After heading back into Paris the group broke up and we headed off to see the Paris Catacombs. The Catacombs are in what used to be an old mine deep beneath the streets of Paris (below the Metro even). They were not used for some time, but in the 1780's the cities growth, and public health forced the Church to relocate several mass graves and cemeteries. They chose the mine as a good location, consecrated it and began moving bodies to it. There are now over an estimated 6 million sets of human remains that are here. The bones are stacked in walls along the original walls of the mine and consist of all parts of the body. Walking through the Catacombs in the darkness is a eerie and almost scary experience; definitely not something for the faint of heart.

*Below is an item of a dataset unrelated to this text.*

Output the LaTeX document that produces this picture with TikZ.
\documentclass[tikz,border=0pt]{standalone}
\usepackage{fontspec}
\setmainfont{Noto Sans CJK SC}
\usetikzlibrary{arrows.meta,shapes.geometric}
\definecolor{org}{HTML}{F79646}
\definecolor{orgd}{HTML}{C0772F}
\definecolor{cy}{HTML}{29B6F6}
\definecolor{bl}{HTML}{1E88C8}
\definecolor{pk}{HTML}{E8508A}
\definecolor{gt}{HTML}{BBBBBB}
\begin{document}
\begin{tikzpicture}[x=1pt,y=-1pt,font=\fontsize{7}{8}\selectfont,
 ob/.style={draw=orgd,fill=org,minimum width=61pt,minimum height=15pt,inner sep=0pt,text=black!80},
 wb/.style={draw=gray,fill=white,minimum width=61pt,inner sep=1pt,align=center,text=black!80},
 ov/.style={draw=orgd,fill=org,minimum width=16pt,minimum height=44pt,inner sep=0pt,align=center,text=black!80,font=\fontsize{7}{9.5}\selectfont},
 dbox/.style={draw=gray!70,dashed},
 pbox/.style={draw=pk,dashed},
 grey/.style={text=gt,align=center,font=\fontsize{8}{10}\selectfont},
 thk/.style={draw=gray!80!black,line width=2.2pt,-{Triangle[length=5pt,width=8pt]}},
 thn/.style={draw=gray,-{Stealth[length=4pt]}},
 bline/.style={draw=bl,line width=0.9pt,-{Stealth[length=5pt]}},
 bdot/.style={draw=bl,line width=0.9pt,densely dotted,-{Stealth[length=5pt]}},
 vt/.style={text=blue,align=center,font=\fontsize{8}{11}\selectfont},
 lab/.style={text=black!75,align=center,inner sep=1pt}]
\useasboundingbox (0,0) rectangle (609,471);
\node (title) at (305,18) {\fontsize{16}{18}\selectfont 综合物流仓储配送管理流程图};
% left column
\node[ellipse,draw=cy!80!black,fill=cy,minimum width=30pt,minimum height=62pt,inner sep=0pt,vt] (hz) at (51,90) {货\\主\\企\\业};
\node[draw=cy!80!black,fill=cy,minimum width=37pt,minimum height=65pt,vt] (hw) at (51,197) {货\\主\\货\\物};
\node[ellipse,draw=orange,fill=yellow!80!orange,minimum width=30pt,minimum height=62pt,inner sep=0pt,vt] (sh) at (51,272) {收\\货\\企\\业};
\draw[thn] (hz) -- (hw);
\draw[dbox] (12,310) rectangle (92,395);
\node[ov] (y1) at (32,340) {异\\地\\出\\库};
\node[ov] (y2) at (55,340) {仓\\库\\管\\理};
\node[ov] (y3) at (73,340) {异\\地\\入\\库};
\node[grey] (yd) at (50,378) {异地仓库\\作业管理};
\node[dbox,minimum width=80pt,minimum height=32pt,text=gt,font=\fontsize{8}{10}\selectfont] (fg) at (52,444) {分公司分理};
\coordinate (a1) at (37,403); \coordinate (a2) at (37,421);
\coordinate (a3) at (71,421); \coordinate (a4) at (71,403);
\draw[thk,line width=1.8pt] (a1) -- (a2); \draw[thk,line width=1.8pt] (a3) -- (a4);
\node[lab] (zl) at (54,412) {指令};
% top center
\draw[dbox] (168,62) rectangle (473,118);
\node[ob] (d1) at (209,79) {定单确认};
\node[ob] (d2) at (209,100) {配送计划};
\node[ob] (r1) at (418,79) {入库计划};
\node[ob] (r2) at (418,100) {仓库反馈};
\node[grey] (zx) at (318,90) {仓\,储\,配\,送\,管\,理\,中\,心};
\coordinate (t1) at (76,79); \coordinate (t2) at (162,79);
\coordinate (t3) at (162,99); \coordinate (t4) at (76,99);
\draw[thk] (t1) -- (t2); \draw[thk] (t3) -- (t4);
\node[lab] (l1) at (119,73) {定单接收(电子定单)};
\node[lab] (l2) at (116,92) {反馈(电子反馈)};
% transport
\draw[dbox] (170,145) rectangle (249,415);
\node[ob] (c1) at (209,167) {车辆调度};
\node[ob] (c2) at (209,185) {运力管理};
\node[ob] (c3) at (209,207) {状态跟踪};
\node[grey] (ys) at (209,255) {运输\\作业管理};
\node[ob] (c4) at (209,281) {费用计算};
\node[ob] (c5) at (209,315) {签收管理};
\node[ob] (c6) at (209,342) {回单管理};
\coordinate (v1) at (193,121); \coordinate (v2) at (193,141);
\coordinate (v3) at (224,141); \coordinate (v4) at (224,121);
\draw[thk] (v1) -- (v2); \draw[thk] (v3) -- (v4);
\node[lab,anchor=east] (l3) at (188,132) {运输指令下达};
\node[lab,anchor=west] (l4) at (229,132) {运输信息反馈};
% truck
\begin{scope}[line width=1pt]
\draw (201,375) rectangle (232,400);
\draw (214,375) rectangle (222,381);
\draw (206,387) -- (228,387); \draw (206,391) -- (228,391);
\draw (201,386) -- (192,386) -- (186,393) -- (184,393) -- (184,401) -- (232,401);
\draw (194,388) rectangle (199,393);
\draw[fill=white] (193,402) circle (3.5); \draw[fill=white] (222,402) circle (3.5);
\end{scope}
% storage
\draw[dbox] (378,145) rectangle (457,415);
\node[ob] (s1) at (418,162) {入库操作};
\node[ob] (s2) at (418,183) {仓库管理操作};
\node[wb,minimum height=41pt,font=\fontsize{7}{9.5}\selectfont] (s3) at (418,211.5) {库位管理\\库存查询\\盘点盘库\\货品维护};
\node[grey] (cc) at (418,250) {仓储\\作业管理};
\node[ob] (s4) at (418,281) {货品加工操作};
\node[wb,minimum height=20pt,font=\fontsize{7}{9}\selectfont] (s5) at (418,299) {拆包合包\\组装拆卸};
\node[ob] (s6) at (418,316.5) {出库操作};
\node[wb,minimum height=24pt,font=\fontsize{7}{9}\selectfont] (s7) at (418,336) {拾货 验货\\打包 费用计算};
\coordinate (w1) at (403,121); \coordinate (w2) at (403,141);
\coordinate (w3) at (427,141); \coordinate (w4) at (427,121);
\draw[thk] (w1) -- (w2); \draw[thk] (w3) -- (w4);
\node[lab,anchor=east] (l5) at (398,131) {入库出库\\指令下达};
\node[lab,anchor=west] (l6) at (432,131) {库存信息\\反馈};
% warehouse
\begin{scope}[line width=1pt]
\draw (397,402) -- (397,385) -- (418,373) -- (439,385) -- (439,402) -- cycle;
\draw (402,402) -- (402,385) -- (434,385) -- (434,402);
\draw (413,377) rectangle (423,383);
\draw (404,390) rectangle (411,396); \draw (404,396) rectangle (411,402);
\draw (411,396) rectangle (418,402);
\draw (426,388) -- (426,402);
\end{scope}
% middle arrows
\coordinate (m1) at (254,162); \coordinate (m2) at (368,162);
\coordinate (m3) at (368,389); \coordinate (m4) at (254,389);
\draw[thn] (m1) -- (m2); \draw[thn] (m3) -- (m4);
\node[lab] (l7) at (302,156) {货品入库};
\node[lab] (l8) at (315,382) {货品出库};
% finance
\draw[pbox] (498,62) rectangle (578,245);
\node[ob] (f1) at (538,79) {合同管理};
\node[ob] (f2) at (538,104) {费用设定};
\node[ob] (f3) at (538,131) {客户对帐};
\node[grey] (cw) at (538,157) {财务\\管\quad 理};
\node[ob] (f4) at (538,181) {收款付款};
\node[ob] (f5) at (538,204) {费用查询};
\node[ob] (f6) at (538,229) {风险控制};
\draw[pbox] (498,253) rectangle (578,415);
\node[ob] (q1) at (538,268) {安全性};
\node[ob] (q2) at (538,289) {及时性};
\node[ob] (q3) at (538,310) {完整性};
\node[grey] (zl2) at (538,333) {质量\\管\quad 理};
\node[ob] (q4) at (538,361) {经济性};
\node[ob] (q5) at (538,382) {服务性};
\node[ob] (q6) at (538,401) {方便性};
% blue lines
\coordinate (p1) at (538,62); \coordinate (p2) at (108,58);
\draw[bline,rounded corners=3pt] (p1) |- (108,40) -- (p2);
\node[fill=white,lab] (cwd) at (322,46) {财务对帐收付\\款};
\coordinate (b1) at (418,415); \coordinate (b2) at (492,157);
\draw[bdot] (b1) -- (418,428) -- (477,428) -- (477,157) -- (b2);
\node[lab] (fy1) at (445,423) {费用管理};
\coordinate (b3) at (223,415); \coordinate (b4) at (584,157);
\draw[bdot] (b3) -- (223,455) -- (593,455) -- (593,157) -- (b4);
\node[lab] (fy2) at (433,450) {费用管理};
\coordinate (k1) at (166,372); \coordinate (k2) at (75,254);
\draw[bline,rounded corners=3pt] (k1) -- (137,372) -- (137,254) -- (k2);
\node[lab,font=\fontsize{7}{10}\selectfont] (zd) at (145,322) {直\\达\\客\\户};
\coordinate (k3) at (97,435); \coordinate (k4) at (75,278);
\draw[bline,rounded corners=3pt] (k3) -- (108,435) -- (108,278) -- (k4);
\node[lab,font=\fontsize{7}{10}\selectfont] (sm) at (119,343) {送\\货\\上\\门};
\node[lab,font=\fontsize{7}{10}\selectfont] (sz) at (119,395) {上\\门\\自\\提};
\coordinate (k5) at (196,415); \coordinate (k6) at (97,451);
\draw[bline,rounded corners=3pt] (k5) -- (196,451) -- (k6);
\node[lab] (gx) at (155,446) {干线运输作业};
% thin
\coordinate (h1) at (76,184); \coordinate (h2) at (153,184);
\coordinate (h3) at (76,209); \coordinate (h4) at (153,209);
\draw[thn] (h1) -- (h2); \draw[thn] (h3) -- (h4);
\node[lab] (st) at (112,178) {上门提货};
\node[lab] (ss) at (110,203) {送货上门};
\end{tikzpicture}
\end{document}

After rising back to the surface and breathing fresh air we headed off to Notre Dame, which I hadn't had a chance to go into the night before. We walked around inside and were over awed by the beauty of the church. Despite the beauty of the church, I have one point of contention - here is my rant: Why is Notre Dame so popular? It is not the biggest, highest, oldest, most beautiful, most Gothic, or the church with the best art or stained glass. It's really not remarkable in any way. What on earth makes it so popular, besides it's reputation? Perhaps there were pilgrimages there in ancient times, but i doubt that the millions of people who visit Notre Dame every year are there to see holy relics. I just don't get it.
Anyway, after Notre Dame we walked over to the Louvre again to see it in the daylight. We enjoyed a walk around the plaza, and watching the people. There of course were good times to be had and pictures to be taken.

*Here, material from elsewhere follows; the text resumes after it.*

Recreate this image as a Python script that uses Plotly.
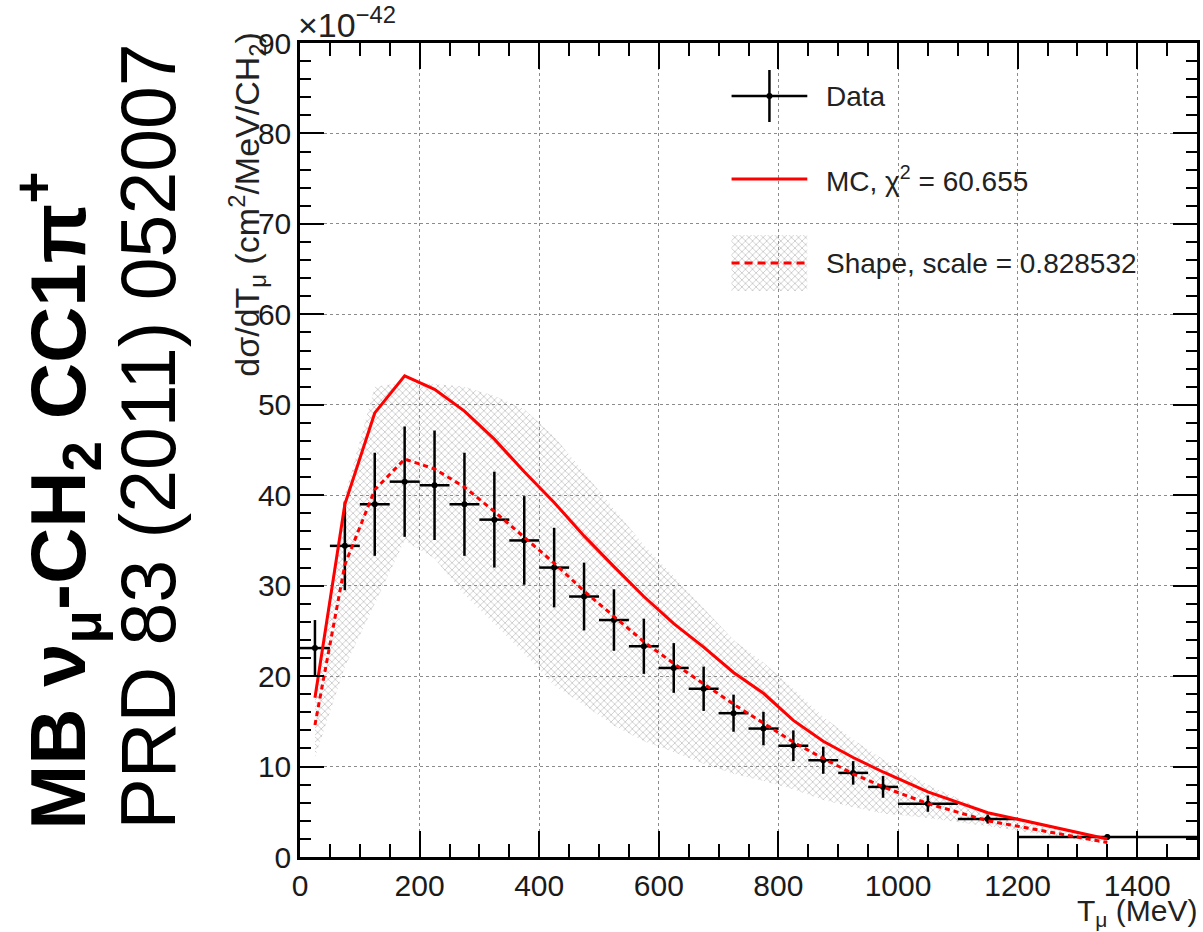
import plotly.graph_objects as go

# ---------------- data (values in units of 1e-42 cm^2/MeV/CH2) ----------------
T_CENTER = [25, 75, 125, 175, 225, 275, 325, 375, 425, 475, 525, 575, 625, 675,
            725, 775, 825, 875, 925, 975, 1050, 1150, 1350]
T_HALFWIDTH = [25, 25, 25, 25, 25, 25, 25, 25, 25, 25, 25, 25, 25, 25,
               25, 25, 25, 25, 25, 25, 50, 50, 150]

DATA_XSEC = [23.1, 34.4, 39.0, 41.5, 41.1, 39.0, 37.3, 35.0, 32.0, 28.8, 26.2, 23.3,
             20.9, 18.6, 15.9, 14.2, 12.3, 10.7, 9.3, 7.75, 5.9, 4.2, 2.2]
DATA_ERR = [3.1, 4.9, 5.7, 6.1, 6.05, 5.7, 5.3, 4.9, 4.4, 3.75, 3.4, 3.05,
            2.75, 2.45, 2.05, 1.85, 1.7, 1.5, 1.3, 1.2, 0.9, 0.5, 0.3]

MC_XSEC = [17.6, 39.0, 49.1, 53.2, 51.7, 49.3, 46.2, 42.6, 39.2, 35.5, 32.1, 28.8,
           25.8, 23.2, 20.4, 18.1, 15.1, 12.8, 11.0, 9.4, 7.2, 4.9, 2.0]
SHAPE_XSEC = [14.6, 32.3, 40.6, 44.0, 42.9, 40.9, 38.2, 35.3, 32.5, 29.4, 26.6, 23.8,
              21.4, 19.2, 16.9, 14.8, 12.7, 10.9, 9.2, 7.75, 5.9, 4.0, 1.6]
BAND_UPPER = [18.5, 40.0, 52.0, 52.5, 52.3, 52.0, 51.0, 49.5, 46.5, 42.5, 38.5, 34.5,
              31.0, 27.5, 24.0, 21.5, 18.6, 15.5, 13.0, 10.8, 8.0, 5.0, 2.0]
BAND_LOWER = [11.0, 21.0, 28.0, 35.0, 33.0, 29.0, 25.8, 22.5, 19.0, 16.8, 14.5, 12.8,
              11.6, 10.3, 9.2, 8.4, 7.5, 6.3, 5.5, 4.8, 4.3, 3.4, 1.4]

LEGEND_LABELS = ["Data", "MC, χ<sup>2</sup> = 60.655", "Shape, scale = 0.828532"]

X_TICKS = [0, 200, 400, 600, 800, 1000, 1200, 1400]
Y_TICKS = [0, 10, 20, 30, 40, 50, 60, 70, 80, 90]

FONT = "Liberation Sans, Arial, Helvetica, sans-serif"
RED = "#ff0000"
HATCH = dict(shape="x", fgcolor="#8f8f8f", bgcolor="rgba(255,255,255,0)", size=5, solidity=0.3)

fig = go.Figure()

# shape uncertainty band (cross-hatched)
fig.add_trace(go.Scatter(
    x=T_CENTER + T_CENTER[::-1], y=BAND_UPPER + BAND_LOWER[::-1],
    fill="toself", fillcolor="rgba(0,0,0,0)", fillpattern=HATCH,
    mode="lines", line=dict(width=0), showlegend=False, hoverinfo="skip"))

# data
fig.add_trace(go.Scatter(
    x=T_CENTER, y=DATA_XSEC, mode="markers",
    marker=dict(color="black", size=6),
    error_x=dict(type="data", array=T_HALFWIDTH, width=0, thickness=2.5, color="black"),
    error_y=dict(type="data", array=DATA_ERR, width=0, thickness=2.5, color="black"),
    showlegend=False))

# MC
fig.add_trace(go.Scatter(x=T_CENTER, y=MC_XSEC, mode="lines",
                         line=dict(color=RED, width=3), showlegend=False))
# shape-only
fig.add_trace(go.Scatter(x=T_CENTER, y=SHAPE_XSEC, mode="lines",
                         line=dict(color=RED, width=3, dash="5px,4px"), showlegend=False))

# ---------------- hand-drawn ROOT-style legend on an overlay axis (pixel-like units) ----------------
LEG = dict(x0=733, x1=809, xt=826, rows=[96, 179, 263], half=26, box_h=28)
xm = (LEG["x0"] + LEG["x1"]) / 2
r0, r1, r2 = LEG["rows"]
fig.add_trace(go.Scatter(x=[LEG["x0"], LEG["x1"], None, xm, xm],
                         y=[r0, r0, None, r0 - LEG["half"], r0 + LEG["half"]],
                         xaxis="x2", yaxis="y2", mode="lines",
                         line=dict(color="black", width=2.5), showlegend=False, hoverinfo="skip"))
fig.add_trace(go.Scatter(x=[xm], y=[r0], xaxis="x2", yaxis="y2", mode="markers",
                         marker=dict(color="black", size=6), showlegend=False, hoverinfo="skip"))
fig.add_trace(go.Scatter(x=[LEG["x0"], LEG["x1"]], y=[r1, r1], xaxis="x2", yaxis="y2",
                         mode="lines", line=dict(color=RED, width=3), showlegend=False, hoverinfo="skip"))
fig.add_trace(go.Scatter(x=[LEG["x0"], LEG["x1"], LEG["x1"], LEG["x0"], LEG["x0"]],
                         y=[r2 - LEG["box_h"], r2 - LEG["box_h"], r2 + LEG["box_h"], r2 + LEG["box_h"], r2 - LEG["box_h"]],
                         xaxis="x2", yaxis="y2", fill="toself", fillcolor="rgba(0,0,0,0)",
                         fillpattern=HATCH, mode="lines", line=dict(width=0),
                         showlegend=False, hoverinfo="skip"))
fig.add_trace(go.Scatter(x=[LEG["x0"], LEG["x1"]], y=[r2, r2], xaxis="x2", yaxis="y2",
                         mode="lines", line=dict(color=RED, width=3, dash="8px,5px"),
                         showlegend=False, hoverinfo="skip"))

annotations = []
for lab, row in zip(LEGEND_LABELS, LEG["rows"]):
    annotations.append(dict(text=lab, x=LEG["xt"], y=row, xref="x2", yref="y2",
                            xanchor="left", yanchor="middle", showarrow=False,
                            font=dict(family=FONT, size=28, color="#222222")))

W, H = 1203, 932
ML, MR, MT, MB = 300, 3, 43, 75
PW, PH = W - ML - MR, H - MT - MB


def px(xp):
    return (xp - ML) / PW


def py(yp):
    return (H - MB - yp) / PH


annotations += [
    dict(text="<b>MB ν<sub>μ</sub>-CH<sub>2</sub> CC1π<sup>+</sup></b>", textangle=-90,
         x=px(57), y=py(832), xref="paper", yref="paper", xanchor="center", yanchor="bottom",
         showarrow=False, font=dict(family=FONT, size=78, color="black")),
    dict(text="PRD 83 (2011) 052007", textangle=-90,
         x=px(147), y=py(832), xref="paper", yref="paper", xanchor="center", yanchor="bottom",
         showarrow=False, font=dict(family=FONT, size=77, color="black")),
    dict(text="dσ/dT<sub>μ</sub> (cm<sup>2</sup>/MeV/CH<sub>2</sub>)", textangle=-90,
         x=px(246), y=py(30), xref="paper", yref="paper", xanchor="center", yanchor="top",
         showarrow=False, font=dict(family=FONT, size=34, color="#222222")),
    dict(text="T<sub>μ</sub> (MeV)", x=px(1202), y=py(933), xref="paper", yref="paper",
         xanchor="right", yanchor="bottom", showarrow=False,
         font=dict(family=FONT, size=30, color="#222222")),
    dict(text="×10<sup>−42</sup>", x=px(296), y=py(46), xref="paper", yref="paper",
         xanchor="left", yanchor="bottom", showarrow=False,
         font=dict(family=FONT, size=34, color="#222222")),
]

axis_common = dict(showline=True, linecolor="black", linewidth=2.5, mirror="allticks",
                   ticks="inside", tickcolor="black", tickwidth=2,
                   showgrid=True, gridcolor="#8c8c8c", gridwidth=1, griddash="dot",
                   zeroline=False, tickfont=dict(family=FONT, size=30, color="#1a1a1a"))

fig.update_layout(
    width=W, height=H, margin=dict(l=ML, r=MR, t=MT, b=MB),
    paper_bgcolor="white", plot_bgcolor="white", showlegend=False,
    xaxis=dict(range=[0, 1500], tickvals=X_TICKS, ticklen=26,
               minor=dict(dtick=50, ticks="inside", ticklen=13, tickcolor="black", tickwidth=1.5, showgrid=False),
               **axis_common),
    yaxis=dict(range=[0, 90], tickvals=Y_TICKS, ticklen=24,
               minor=dict(dtick=2, ticks="inside", ticklen=11, tickcolor="black", tickwidth=1.5, showgrid=False),
               **axis_common),
    xaxis2=dict(domain=[0, 1], range=[ML, ML + PW], visible=False, overlaying="x", anchor="y2"),
    yaxis2=dict(domain=[0, 1], range=[H - MB, MT], visible=False, overlaying="y", anchor="x2"),
    annotations=annotations,
)

fig.write_html("out.html")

After that we went over the Arc de Triomphe, built by Napoleon as a gateway he would pass through after conquering all of Europe. It was never finished during his reign, and his grand army never marched through it; Through several other armies have. We spent a few minutes walking around the Arc and looking at the sculpture and sheer size of the construction. The French Tomb of the Unknown Soldier lies under the Arc, and while we were there a ceremony was being conducted around it.

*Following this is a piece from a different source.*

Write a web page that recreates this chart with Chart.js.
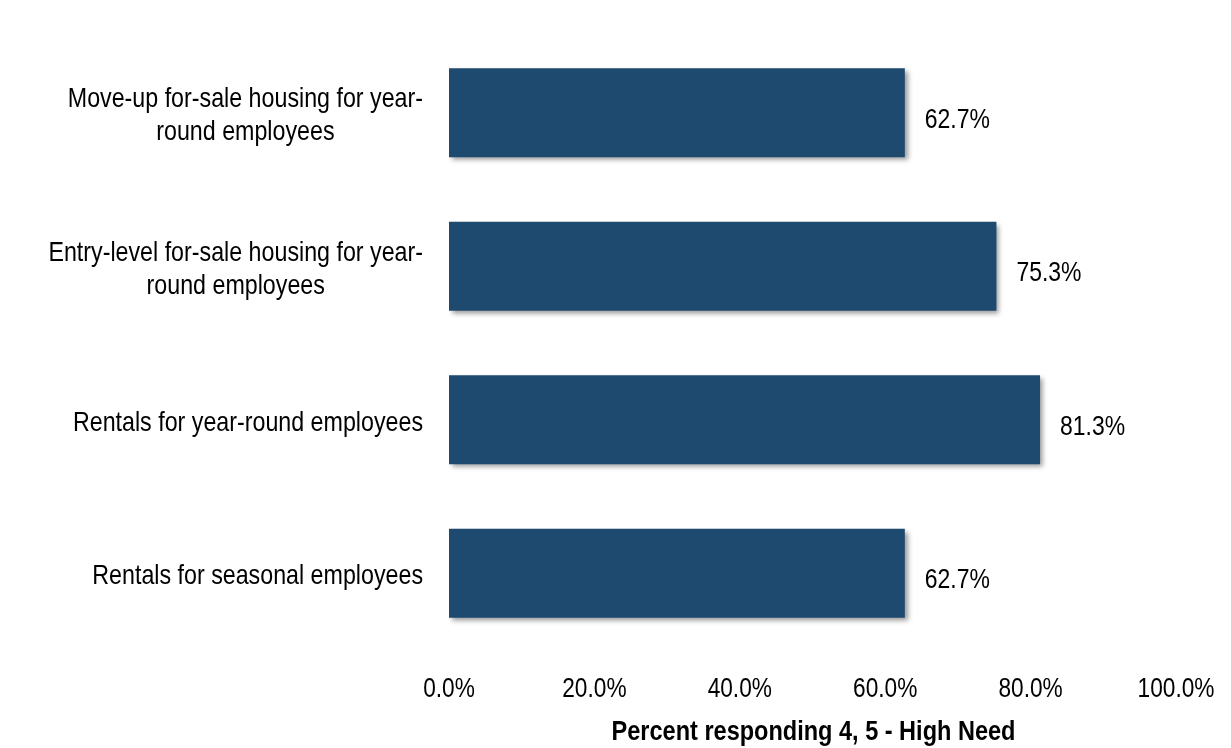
<!DOCTYPE html>
<html>
<head>
<meta charset="utf-8">
<script src="https://cdn.jsdelivr.net/npm/chart.js@4/dist/chart.umd.min.js"></script>
<style>
  html, body { margin: 0; padding: 0; background: #ffffff; }
  #wrap { width: 1231px; height: 748px; position: relative; }
</style>
</head>
<body>
<div id="wrap"><canvas id="needChart"></canvas></div>
<script>
// Housing need categories (top to bottom), each split into display lines
const categories = [
  ['Move-up for-sale housing for year-', 'round employees'],
  ['Entry-level for-sale housing for year-', 'round employees'],
  ['Rentals for year-round employees'],
  ['Rentals for seasonal employees']
];
// Percent responding 4 or 5
const highNeed = [62.7, 75.3, 81.3, 62.7];
const xTicks = [0, 20, 40, 60, 80, 100];
const axisTitle = 'Percent responding 4, 5 - High Need';

const FONT = "'Liberation Sans', Arial, sans-serif";
const BAR_COLOR = '#1e4a6f';
// no narrow face installed, so text is squeezed horizontally
const SQUEEZE = 0.83;

function narrowText(ctx, text, x, y, align, sx) {
  ctx.save();
  ctx.translate(x, y);
  ctx.scale(sx, 1);
  ctx.textAlign = align;
  ctx.fillText(text, 0, 0);
  ctx.restore();
}

function narrowWidth(ctx, text, sx) {
  return ctx.measureText(text).width * sx;
}

// Drop shadow under the bars
const barShadow = {
  id: 'barShadow',
  beforeDatasetsDraw(chart) {
    const ctx = chart.ctx;
    ctx.save();
    ctx.shadowColor = 'rgba(0, 0, 0, 0.4)';
    ctx.shadowBlur = 5;
    ctx.shadowOffsetX = 3;
    ctx.shadowOffsetY = 3;
  },
  afterDatasetsDraw(chart) {
    chart.ctx.restore();
  }
};

// Category labels, value labels, x tick labels and axis title
const labelText = {
  id: 'labelText',
  afterDraw(chart) {
    const ctx = chart.ctx;
    const xScale = chart.scales.x;
    const yScale = chart.scales.y;
    const area = chart.chartArea;
    const meta = chart.getDatasetMeta(0);
    ctx.save();
    ctx.fillStyle = '#000000';
    ctx.textBaseline = 'alphabetic';
    ctx.font = '28px ' + FONT;

    // wrapped labels are centred on their widest line, which sits flush right
    const right = area.left - 26;
    const lineH = 33;
    categories.forEach((lines, i) => {
      const cy = yScale.getPixelForValue(i);
      const widest = Math.max(...lines.map(l => narrowWidth(ctx, l, SQUEEZE)));
      const cx = right - widest / 2;
      lines.forEach((line, j) => {
        const y = cy + 11 + (j - (lines.length - 1) / 2) * lineH;
        narrowText(ctx, line, cx, y, 'center', SQUEEZE);
      });
    });

    meta.data.forEach((bar, i) => {
      narrowText(ctx, highNeed[i].toFixed(1) + '%', bar.x + 20, bar.y + 15, 'left', 0.82);
    });

    xTicks.forEach(v => {
      narrowText(ctx, v.toFixed(1) + '%', xScale.getPixelForValue(v), area.bottom + 47, 'center', 0.81);
    });

    ctx.font = 'bold 28px ' + FONT;
    narrowText(ctx, axisTitle, (area.left + area.right) / 2 + 1, area.bottom + 90, 'center', 0.84);
    ctx.restore();
  }
};

new Chart(document.getElementById('needChart'), {
  type: 'bar',
  data: {
    labels: categories.map(l => l.join(' ')),
    datasets: [{
      data: highNeed,
      backgroundColor: BAR_COLOR,
      borderWidth: 0,
      categoryPercentage: 0.58,
      barPercentage: 1.0
    }]
  },
  options: {
    indexAxis: 'y',
    responsive: true,
    maintainAspectRatio: false,
    animation: false,
    layout: { padding: { top: 36, left: 449, right: 55, bottom: 98 } },
    plugins: {
      legend: { display: false },
      tooltip: { enabled: false }
    },
    scales: {
      y: { display: false },
      x: { display: false, min: 0, max: 100 }
    }
  },
  plugins: [barShadow, labelText]
});
</script>
</body>
</html>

Next we went to the best light show in town, the lighting and hourly flashing of the Eiffel Tower. We spent a bit of time watching the tower and enjoying the views of Paris lit at night before heading off to dinner.

For dinner we went to another French place with quite possibly the worlds worst translated menu. I had: Pig, rib cooks in oven sweet chestnuts & crushed by potato - which was actually: Pork rib, with sweet chestnut sauce & mashed potatoes. Oh the beauty of language. We also enjoyed some wonderful wine and and spent the rest of our evening recollecting the day before going to bed.
(Whew)
Sunday
After getting to sleep in for a bit (finally) I got up and had breakfast before heading to the Sacre Coeur Basilica. The Basilica is located on the highest point in Paris and offers great views of the city. We hiked up the stairs and took plenty of pictures of the Paris skyline. We headed inside the beautiful Basilica and gawked at the huge arches that held up the dome. Sacre Coeur stands in sharp contrast with Notre Dame as it is Romanesque while Notre Dame is Gothic. This was a nice way to end our trip to Paris before we boarded the bus to head home.
On the way back to Freiburg we made a stop at the Lorraine Military Cemetery and Monument. There are over 10,000 American soldiers from WWII buried in this cemetery who served their country honorably. Though this was not the happiest or most exciting ending to our trip, it was nevertheless a chance to think about the role the US has played in Europe and the continuing role it plays in the world.
We arrived back in Freiburg about 9PM, safely and happily after enjoying a wonderful trip to the Luxembourg, Brussels, and Paris. 
In order to not complety bore the readers out of your minds, I'll abstain from any further thoughts or writing. Hope you enjoyed the post!